A few days ago, Beethoven and Dinosaur released Mixtape to critical acclaim that many on X, the Everything App didn't feel it deserved. Users had two key issues with Mixtape:

Today I'd like to focus on the former topic as it happened in a pretty convenient time for me. A week or two before Mixtape's release, I wrote a blog post called On Artistic Freedom in Games, which is a short rant about my opinions on what a game is, what art is, and what rights a game developer should have over their works. In that piece, I say that a game is "[...] a piece of software that involves interaction between the user and a set of inputs through which the output can be influenced. If there is a defined goal, accurate interpretations of the outputs must be properly responded to in order to complete it."

I feel that this definition segues into how I think other people think about the nature of games as a medium, and why they were so militantly against the idea of Mixtape being even considered a "game."

My perspective on Mixtape is that there is enough interaction throughout the entire thing to consider it a game by my definition. It involves interaction between the user and a set of inputs through which the output can be influenced. While the players' influence on the outputs in this case is not doing a whole lot, they are doing something. This leads me to consider Mixtape a game–not because I think it's a great one that deserves 10/10s from every outlet that reviews video games under the sun, far from it–but it is a thing that follows my interpretation of what it means to be a game.

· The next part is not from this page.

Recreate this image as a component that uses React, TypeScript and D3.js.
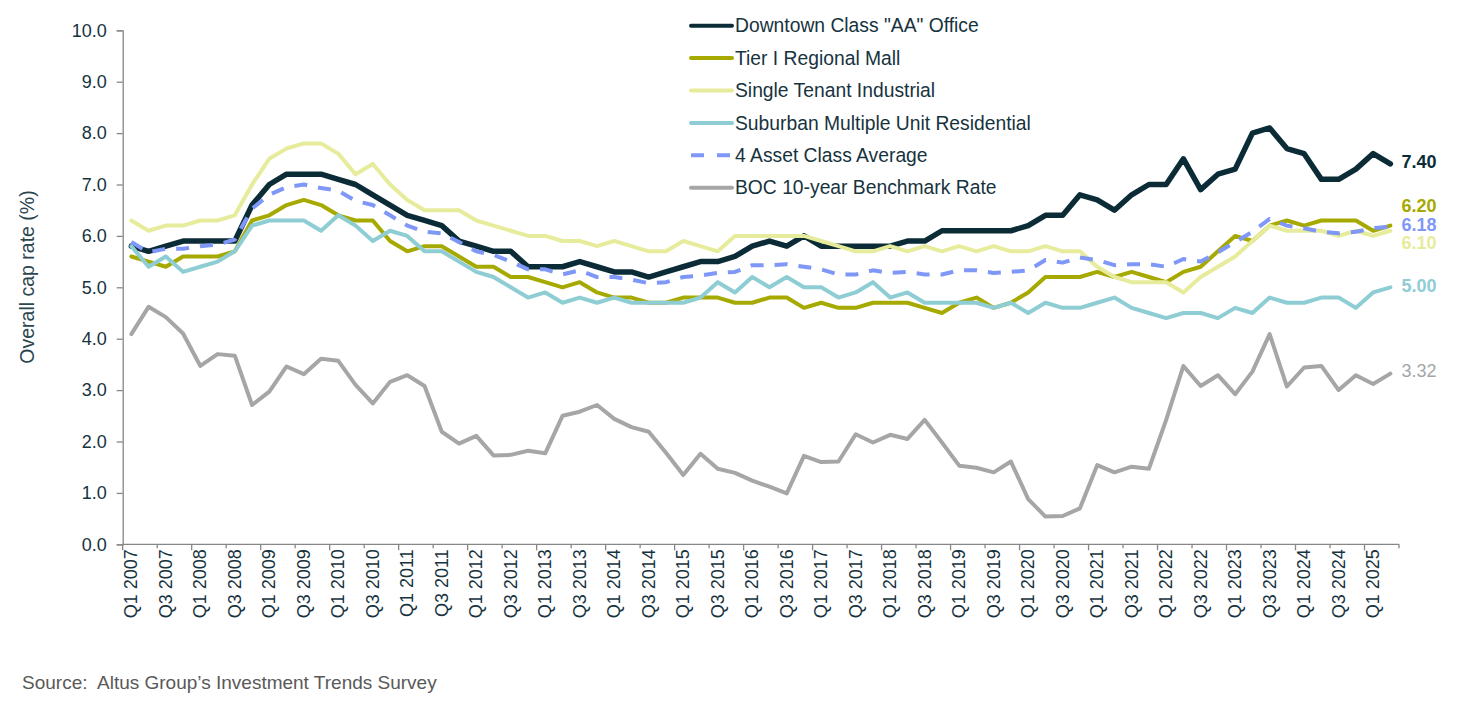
import React, { useEffect, useRef } from 'react';
import * as d3 from 'd3';

// quarter categories, Q1 2007 .. Q2 2025
const quarters = [
  'Q1 2007', 'Q2 2007', 'Q3 2007', 'Q4 2007', 'Q1 2008', 'Q2 2008', 'Q3 2008', 'Q4 2008',
  'Q1 2009', 'Q2 2009', 'Q3 2009', 'Q4 2009', 'Q1 2010', 'Q2 2010', 'Q3 2010', 'Q4 2010',
  'Q1 2011', 'Q2 2011', 'Q3 2011', 'Q4 2011', 'Q1 2012', 'Q2 2012', 'Q3 2012', 'Q4 2012',
  'Q1 2013', 'Q2 2013', 'Q3 2013', 'Q4 2013', 'Q1 2014', 'Q2 2014', 'Q3 2014', 'Q4 2014',
  'Q1 2015', 'Q2 2015', 'Q3 2015', 'Q4 2015', 'Q1 2016', 'Q2 2016', 'Q3 2016', 'Q4 2016',
  'Q1 2017', 'Q2 2017', 'Q3 2017', 'Q4 2017', 'Q1 2018', 'Q2 2018', 'Q3 2018', 'Q4 2018',
  'Q1 2019', 'Q2 2019', 'Q3 2019', 'Q4 2019', 'Q1 2020', 'Q2 2020', 'Q3 2020', 'Q4 2020',
  'Q1 2021', 'Q2 2021', 'Q3 2021', 'Q4 2021', 'Q1 2022', 'Q2 2022', 'Q3 2022', 'Q4 2022',
  'Q1 2023', 'Q2 2023', 'Q3 2023', 'Q4 2023', 'Q1 2024', 'Q2 2024', 'Q3 2024', 'Q4 2024',
  'Q1 2025', 'Q2 2025',
];

const office = [
  5.8, 5.7, 5.8, 5.9, 5.9, 5.9, 5.9, 6.6, 7.0, 7.2, 7.2, 7.2, 7.1, 7.0,
  6.8, 6.6, 6.4, 6.3, 6.2, 5.9, 5.8, 5.7, 5.7, 5.4, 5.4, 5.4, 5.5, 5.4,
  5.3, 5.3, 5.2, 5.3, 5.4, 5.5, 5.5, 5.6, 5.8, 5.9, 5.8, 6.0, 5.8, 5.8,
  5.8, 5.8, 5.8, 5.9, 5.9, 6.1, 6.1, 6.1, 6.1, 6.1, 6.2, 6.4, 6.4, 6.8,
  6.7, 6.5, 6.8, 7.0, 7.0, 7.5, 6.9, 7.2, 7.3, 8.0, 8.1, 7.7, 7.6, 7.1,
  7.1, 7.3, 7.6, 7.4,
];

const mall = [
  5.6, 5.5, 5.4, 5.6, 5.6, 5.6, 5.7, 6.3, 6.4, 6.6, 6.7, 6.6, 6.4, 6.3,
  6.3, 5.9, 5.7, 5.8, 5.8, 5.6, 5.4, 5.4, 5.2, 5.2, 5.1, 5.0, 5.1, 4.9,
  4.8, 4.8, 4.7, 4.7, 4.8, 4.8, 4.8, 4.7, 4.7, 4.8, 4.8, 4.6, 4.7, 4.6,
  4.6, 4.7, 4.7, 4.7, 4.6, 4.5, 4.7, 4.8, 4.6, 4.7, 4.9, 5.2, 5.2, 5.2,
  5.3, 5.2, 5.3, 5.2, 5.1, 5.3, 5.4, 5.7, 6.0, 5.9, 6.2, 6.3, 6.2, 6.3,
  6.3, 6.3, 6.1, 6.2,
];

const industrial = [
  6.3, 6.1, 6.2, 6.2, 6.3, 6.3, 6.4, 7.0, 7.5, 7.7, 7.8, 7.8, 7.6, 7.2,
  7.4, 7.0, 6.7, 6.5, 6.5, 6.5, 6.3, 6.2, 6.1, 6.0, 6.0, 5.9, 5.9, 5.8,
  5.9, 5.8, 5.7, 5.7, 5.9, 5.8, 5.7, 6.0, 6.0, 6.0, 6.0, 6.0, 5.9, 5.8,
  5.7, 5.7, 5.8, 5.7, 5.8, 5.7, 5.8, 5.7, 5.8, 5.7, 5.7, 5.8, 5.7, 5.7,
  5.4, 5.2, 5.1, 5.1, 5.1, 4.9, 5.2, 5.4, 5.6, 5.9, 6.2, 6.1, 6.1, 6.1,
  6.0, 6.1, 6.0, 6.1,
];

const residential = [
  5.8, 5.4, 5.6, 5.3, 5.4, 5.5, 5.7, 6.2, 6.3, 6.3, 6.3, 6.1, 6.4, 6.2,
  5.9, 6.1, 6.0, 5.7, 5.7, 5.5, 5.3, 5.2, 5.0, 4.8, 4.9, 4.7, 4.8, 4.7,
  4.8, 4.7, 4.7, 4.7, 4.7, 4.8, 5.1, 4.9, 5.2, 5.0, 5.2, 5.0, 5.0, 4.8,
  4.9, 5.1, 4.8, 4.9, 4.7, 4.7, 4.7, 4.7, 4.6, 4.7, 4.5, 4.7, 4.6, 4.6,
  4.7, 4.8, 4.6, 4.5, 4.4, 4.5, 4.5, 4.4, 4.6, 4.5, 4.8, 4.7, 4.7, 4.8,
  4.8, 4.6, 4.9, 5.0,
];

const average = [
  5.88, 5.68, 5.75, 5.75, 5.80, 5.83, 5.93, 6.53, 6.80, 6.95, 7.00, 6.93, 6.88, 6.68,
  6.60, 6.40, 6.20, 6.08, 6.05, 5.88, 5.70, 5.63, 5.50, 5.35, 5.35, 5.25, 5.33, 5.20,
  5.20, 5.15, 5.08, 5.10, 5.20, 5.23, 5.28, 5.30, 5.43, 5.43, 5.45, 5.40, 5.35, 5.25,
  5.25, 5.33, 5.28, 5.30, 5.25, 5.25, 5.33, 5.33, 5.28, 5.30, 5.33, 5.53, 5.48, 5.58,
  5.53, 5.43, 5.45, 5.45, 5.40, 5.55, 5.50, 5.68, 5.88, 6.08, 6.33, 6.20, 6.15, 6.08,
  6.05, 6.08, 6.15, 6.18,
];

const boc = [
  4.09, 4.62, 4.42, 4.10, 3.47, 3.70, 3.67, 2.71, 2.97, 3.46, 3.31, 3.61, 3.57, 3.10,
  2.74, 3.16, 3.29, 3.08, 2.19, 1.96, 2.11, 1.73, 1.74, 1.82, 1.77, 2.50, 2.58, 2.71,
  2.44, 2.28, 2.19, 1.78, 1.35, 1.76, 1.47, 1.39, 1.24, 1.12, 0.99, 1.72, 1.60, 1.61,
  2.14, 1.98, 2.13, 2.05, 2.42, 1.98, 1.53, 1.49, 1.40, 1.61, 0.88, 0.54, 0.55, 0.70,
  1.54, 1.40, 1.51, 1.47, 2.42, 3.47, 3.08, 3.29, 2.92, 3.36, 4.09, 3.07, 3.44, 3.47,
  3.00, 3.29, 3.12, 3.32,
];

const seriesNames = [
  'Downtown Class "AA" Office',
  'Tier I Regional Mall',
  'Single Tenant Industrial',
  'Suburban Multiple Unit Residential',
  '4 Asset Class Average',
  'BOC 10-year Benchmark Rate',
];

// end-of-line value labels, same order as seriesNames
const endLabels = ['7.40', '6.20', '6.10', '5.00', '6.18', '3.32'];

const yTicks = [0, 1, 2, 3, 4, 5, 6, 7, 8, 9, 10];

// look of each series (same order as seriesNames)
const styles = [
  { color: '#0b2c36', width: 5.5, dash: null, bold: true, labelDy: -2 },
  { color: '#a6a900', width: 4, dash: null, bold: true, labelDy: -20 },
  { color: '#e7ec9c', width: 4, dash: null, bold: true, labelDy: 12 },
  { color: '#8ecdd3', width: 4, dash: null, bold: true, labelDy: -2 },
  { color: '#7f97f6', width: 4, dash: '13,11', bold: true, labelDy: -1.5 },
  { color: '#a6a6a6', width: 4, dash: null, bold: false, labelDy: -3 },
];

const font = '"Liberation Sans", Arial, sans-serif';
const textColor = '#17333e';

const CapRateChart = () => {
  const ref = useRef<SVGSVGElement>(null);

  useEffect(() => {
    if (!ref.current) return;
    const svg = d3.select(ref.current);
    svg.selectAll('*').remove();

    const left = 122.7, right = 1399, top = 30.3, bottom = 544.3;
    const allSeries = [office, mall, industrial, residential, average, boc];

    const x = d3.scaleBand<number>()
      .domain(quarters.map((_, i) => i))
      .range([left, right]);
    const cx = (i: number) => (x(i) ?? 0) + x.bandwidth() / 2;

    const y = d3.scaleLinear().domain([0, 10]).range([bottom, top]);

    // y axis
    const yAxis = svg.append('g')
      .attr('transform', `translate(${left},0)`)
      .call(d3.axisLeft(y).tickValues(yTicks).tickFormat(d3.format('.1f')).tickSize(6).tickPadding(10));
    yAxis.select('.domain').attr('stroke', '#878787').attr('stroke-width', 1.3);
    yAxis.selectAll('.tick line').attr('stroke', '#878787').attr('stroke-width', 1.3);
    yAxis.selectAll('.tick text')
      .attr('fill', textColor)
      .style('font-family', font)
      .style('font-size', '18px');

    // x axis line + ticks at category boundaries
    const gx = svg.append('g');
    gx.append('line')
      .attr('x1', left).attr('x2', right)
      .attr('y1', bottom).attr('y2', bottom)
      .attr('stroke', '#878787').attr('stroke-width', 1.3);
    const bounds = d3.range(0, quarters.length + 1, 2);
    gx.selectAll('line.tk')
      .data(bounds)
      .join('line')
      .attr('class', 'tk')
      .attr('x1', d => left + d * x.step())
      .attr('x2', d => left + d * x.step())
      .attr('y1', bottom)
      .attr('y2', d => bottom + (d % 4 === 0 ? 6 : 4))
      .attr('stroke', '#878787').attr('stroke-width', 1.3);

    gx.selectAll('text')
      .data(quarters.map((q, i) => ({ q, i })).filter(d => d.i % 2 === 0))
      .join('text')
      .attr('transform', d => `translate(${cx(d.i) + 6},${bottom + 5}) rotate(-90)`)
      .attr('text-anchor', 'end')
      .attr('fill', textColor)
      .style('font-family', font)
      .style('font-size', '18px')
      .text(d => d.q);

    // y title
    svg.append('text')
      .attr('transform', `translate(34,277) rotate(-90)`)
      .attr('text-anchor', 'middle')
      .attr('fill', '#2b4651')
      .style('font-family', font)
      .style('font-size', '19.5px')
      .text('Overall cap rate (%)');

    // lines
    const line = d3.line<number>()
      .x((_, i) => cx(i))
      .y(d => y(d));

    allSeries.forEach((vals, k) => {
      const s = styles[k];
      svg.append('path')
        .datum(vals)
        .attr('d', line)
        .attr('fill', 'none')
        .attr('stroke', s.color)
        .attr('stroke-width', s.width)
        .attr('stroke-linejoin', 'round')
        .attr('stroke-linecap', s.dash ? 'butt' : 'round')
        .attr('stroke-dasharray', s.dash);
    });

    // end labels
    allSeries.forEach((vals, k) => {
      const s = styles[k];
      const last = vals.length - 1;
      svg.append('text')
        .attr('x', cx(last) + 11)
        .attr('y', y(vals[last]) + s.labelDy)
        .attr('dy', '0.35em')
        .attr('fill', s.color)
        .style('font-family', font)
        .style('font-size', '18px')
        .style('font-weight', s.bold ? 'bold' : 'normal')
        .text(endLabels[k]);
    });

    // legend
    const legend = svg.append('g').attr('transform', 'translate(690,25.7)');
    seriesNames.forEach((name, k) => {
      const s = styles[k];
      const row = legend.append('g').attr('transform', `translate(0,${k * 32.4})`);
      row.append('line')
        .attr('x1', 1).attr('x2', 42)
        .attr('stroke', s.color)
        .attr('stroke-width', 4)
        .attr('stroke-linecap', s.dash ? 'butt' : 'round')
        .attr('stroke-dasharray', s.dash ? '13,13' : null);
      row.append('text')
        .attr('x', 45)
        .attr('dy', '0.35em')
        .attr('fill', textColor)
        .style('font-family', font)
        .style('font-size', '19.3px')
        .text(name);
    });

    // source note
    svg.append('text')
      .attr('x', 22)
      .attr('y', 689)
      .attr('fill', '#595959')
      .style('font-family', font)
      .style('font-size', '19px')
      .style('white-space', 'pre')
      .text('Source:  Altus Group\u2019s Investment Trends Survey');
  }, []);

  return (
    <svg
      ref={ref}
      width={1474}
      height={711}
      style={{ position: 'absolute', left: 0, top: 0, background: '#fff' }}
    />
  );
};

export default function App() {
  return <CapRateChart />;
}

My opinion on Mixtape's gamehood differs from many on the internet in a pretty key way: I consider the ability to influence what is happening on screen in any way to qualify as "interacting," and therefore believe it is valid to call it a "game." But many people consider Mixtape to not be a game because the ways in which you interact with it cannot ever result in a "failstate" or a state where the player has failed to accomplish an objective set out by the game, requiring the player to retry or restart a given sequence. I consider this problematic for several reasons, but mainly the notion that a game is somehow a game if and only if you can lose. While most games that you probably think of when you hear the term "video game" do indeed have failure states, there are many, many examples of games that do not fit this mold: Yume Nikki, Journey, Unpacking, Proteus.

The two most common arguments I saw against these examples were "Well then they aren't games," or "The act of not finishing the game is a failure state in and of itself." Neither of these arguments are particularly useful in actually understanding what we mean when we talk about games because one, why in the world is something as arbitrary as "I can lose" a determining factor for you? and two, you can apply the concept of quitting as a failure state to literally any act.

Another argument I've seen is that Mixtape doesn't really have much in the way of interactivity. The things you can influence only have a few-second effect on what happens, whereas in a few instances, you can even set your controller down and just watch a sequence play out without ever having to press a button. While it is true that the player's influence in most of Mixtape is just changing the way the character on screen gets past a fence–jumping over it or missing the qte and instead going through it–there is no real reason in my mind to consider those different because–in my opinion–it counts as "gameplay" if the player has agency over the macro scale, or just the micro scale.

While I don't believe my definition of a game should be the definitive way to think about the medium–then again, I don't really consider any part of this discourse very productive–I do think this discourse has helped challenge and complicate my opinions on the subject.